Wielka szkoda tyle razy tam nocowalem pamietam jak to miejsce tetnilo zyciem zawsze gwarno i atmosfera ktorej teraz niy doswiadczysz nigdzie.Nowy obiekt bedzie mial wszystko czego czlowiek zpragnie ale klimatu jaki panowal w starym PTTKu nie bo to byla ta prawdziwa wartosc tego miejsca.MYSLE ZE WSZYSCY KTORZY MIELI OKAZJE TAM BYWAC ZROZUMIEJA O CO MI CHODZI. Smutne to.
Nie ma już miejsca dla normalnej turystyki.
Można mieć sentyment do hotelu ale rzeczywistość była taka, że został zamknięty z powodu złego stanu technicznego i przez ponad dekadę niszczał zamknięty na głucho. Nie było chętnego wyłożyć wielkie pieniądze na remont, prywatny przekalkulował i wyburzył, czasy się zmieniły i zainwestował w inne. Dla mnie nic dziwnego.
Czyli typowe postępowanie. Najpierw zamknąć, potem parę lat dany obiekt niszczeje a następnie się go wyburza bo zagraża otoczeniu, jakoś nikt nie ma potrzeby remontować w odpowiednim czasie…
Rozumiesz coś trochę?, w danym momencie nie było chętnego a przede wszystkim kasy. Taki obiekt na koncie PTTK to koszty, więc sprzedano aby pozbyć się problemu bilansu księgowego a to w budżecie instytucji jest bardzo ważne. Wiele obiektów cennych spotkał podobny los, przecież masa prawdziwych zabytków popada w ruinę. I co z tego, że są w rejestrach zabytków choćby centralnych jak nie ma kasy. Bywa, że prywatni kupują za niewielkie pieniądze ale i tak nie remontują. W tym przypadku prywatny inwestuje.
Ty tu Hermenegildzie nie fikaj,idź malować lepiej farbą domki dla ptaków. Nick masz jak najbardziej stosowny.
normalka, że jak są argumenty to wtedy odskok u podszywacza bo nie rozumie, pojemność rozumu za mała i trudna sprawa.

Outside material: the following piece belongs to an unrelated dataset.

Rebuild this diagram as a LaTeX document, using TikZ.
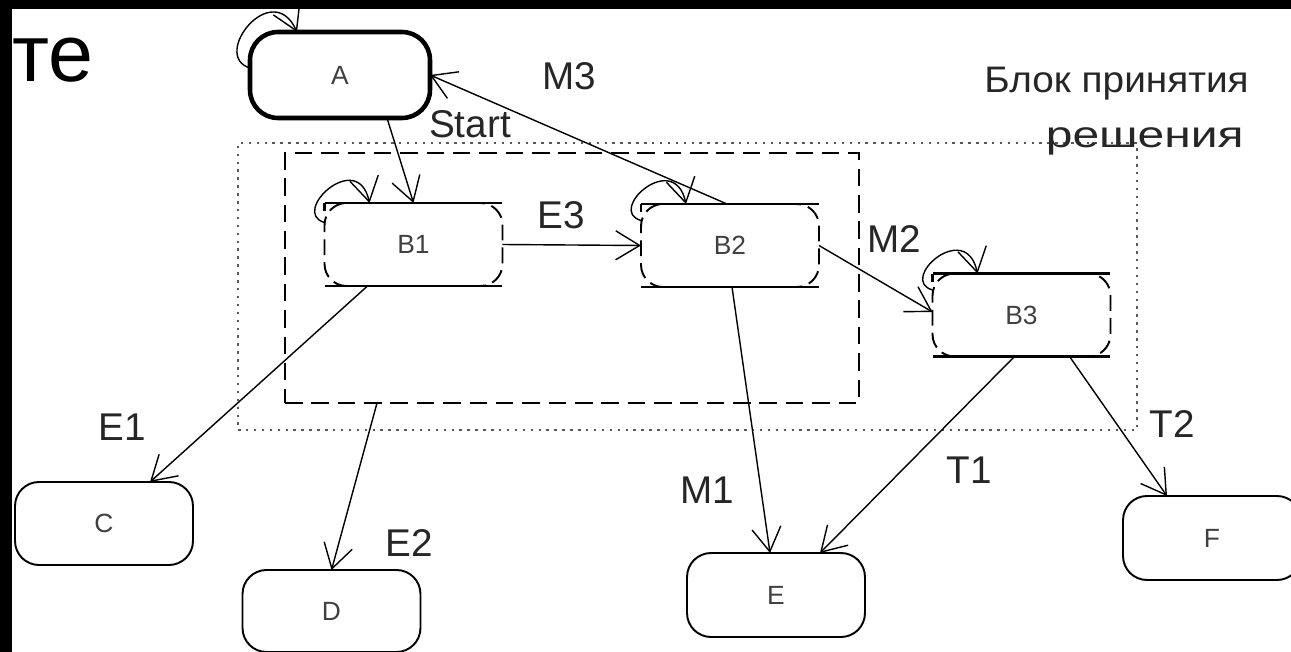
\documentclass[tikz,border=0pt]{standalone}
\usepackage{fontspec}
\setmainfont{Liberation Sans}
\usetikzlibrary{arrows.meta,calc}
\begin{document}
\begin{tikzpicture}[x=0.02cm,y=-0.02cm,
  lbl/.style={font=\fontsize{22}{26}\selectfont, text=black!85, inner sep=0pt},
  st/.style={draw, rounded corners=0.48cm, minimum width=3.56cm, minimum height=1.66cm, inner sep=0pt, outer sep=0pt, line width=1.1pt, font=\fontsize{15}{17}\selectfont, text=black!75},
  bst/.style={st, dash pattern=on 9pt off 4pt, rounded corners=0.44cm},
  edgeline/.style={line width=1.3pt},
  arr/.style={-{Straight Barb[length=0.48cm,width=0.58cm,line width=0.8pt]}, line width=0.8pt},
  dotbox/.style={draw=black!65, dash pattern=on 1.4pt off 3.1pt, line width=1.4pt, inner sep=0pt},
  dashbox/.style={draw, dash pattern=on 10pt off 5pt, line width=1.1pt, inner sep=0pt, outer sep=0pt}
]
\useasboundingbox (0,0) rectangle (1291,652);
\clip (0,0) rectangle (1291,652);
\fill[white] (0,0) rectangle (1291,652);

% regions
\node[dotbox, minimum width=17.98cm, minimum height=5.74cm] (dec) at (687.5,286.5) {};
\node[dashbox, minimum width=11.48cm, minimum height=5cm] (blk) at (572,278) {};

% states
\node[st, line width=2.6pt, minimum width=3.6cm, minimum height=1.72cm, rounded corners=0.56cm] (A) at (340,75) {A};
\node[bst] (B1) at (413.5,244.5) {B1};
\node[bst] (B2) at (730,245.5) {B2};
\node[bst] (B3) at (1021.5,315) {B3};
\node[st] (C) at (104,523.5) {C};
\node[st, minimum height=1.64cm] (D) at (331.5,611) {D};
\node[st, minimum height=1.68cm] (E) at (776,595) {E};
\node[st, minimum height=1.68cm] (F) at (1212,538) {F};

% solid top/bottom edges of the B states
\foreach \b in {B1,B2,B3}{
  \draw[edgeline] (\b.north west) -- (\b.north east);
  \draw[edgeline] (\b.south west) -- (\b.south east);
  \draw[edgeline] (\b.north west) -- ++(0,8);
}

% transitions
\draw[arr] ($(A.south)+(47,0)$) -- (B1.north);
\draw[arr] ($(B2.north)+(-3,0)$) -- (A.east);
\draw[arr] (B1.east) -- (B2.west);
\draw[arr] (B2.east) -- ($(B3.west)+(0,-3)$);
\draw[arr] ($(B1.south)+(-46,0)$) -- ($(C.north)+(46,0)$);
\draw[arr] ($(blk.south)+(-195,0)$) -- (D.north);
\draw[arr] ($(B2.south)+(2,0)$) -- ($(E.north)+(-6,0)$);
\draw[arr] ($(B3.south)+(-7,0)$) -- ($(E.north)+(44,0)$);
\draw[arr] ($(B3.south)+(48,0)$) -- ($(F.north)+(-45,0)$);

% self loops
\draw[arr] ($(A.west)+(0,-7)$) .. controls +(-40,-12) and +(-25,-55) .. ($(A.north west)+(47,0)$);
\draw[arr] ($(B1.west)+(0,-22)$) .. controls +(-35,-10) and +(-12,-55) .. ($(B1.north west)+(45,0)$);
\draw[arr] ($(B2.west)+(0,-25)$) .. controls +(-35,-10) and +(-12,-55) .. ($(B2.north west)+(45,0)$);
\draw[arr] ($(B3.west)+(0,-25)$) .. controls +(-35,-10) and +(-12,-55) .. ($(B3.north west)+(45,0)$);

% labels
\node[lbl, anchor=base] (lM3) at (569,90) {M3};
\node[lbl, anchor=base] (lStart) at (470,137) {Start};
\node[lbl, anchor=base] (lE3) at (561,228) {E3};
\node[lbl, anchor=base] (lM2) at (894,252) {M2};
\node[lbl, anchor=base] (lT2) at (1172,437) {T2};
\node[lbl, anchor=base] (lT1) at (969,483) {T1};
\node[lbl, anchor=base] (lM1) at (707,503) {M1};
\node[lbl, anchor=base] (lE2) at (409,556) {E2};
\node[lbl, anchor=base] (lE1) at (122,440) {E1};
\node[lbl, anchor=base east, font=\fontsize{21}{25}\selectfont] (lblock1) at (1249,92) {\scalebox{1.05}[1]{Блок принятия}};
\node[lbl, anchor=base east, font=\fontsize{21}{25}\selectfont] (lblock2) at (1244,148) {\scalebox{1.3}[1]{решения}};

% title fragment
\node[anchor=base west, inner sep=0pt, font=\fontsize{46}{50}\selectfont] (title) at (12,82) {те};

% black frame bands
\fill[black] (0,0) rectangle (1291,9);
\fill[black] (0,0) rectangle (12,652);
\end{tikzpicture}
\end{document}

Smutno, nie potrafimy szanować budynków które są częścią naszej historii. Takich sytuacji jest bardzo dużo. Ktoś kto pamięta Kozubnik w Porąbce czy świetność Stalownika w Bielsku ma chyba takie same odczucia.
Pamiętam, podszywacz, ale nie mam takich samych odczuć. Też mi smutno, lecz z innego powodu, z powodu pamięci historii Hermenegildy i mądrych wówczas komentarzy.
Widzę ze inwestor ma wyłączność na majątek PTTK. Wał czuć na odległość.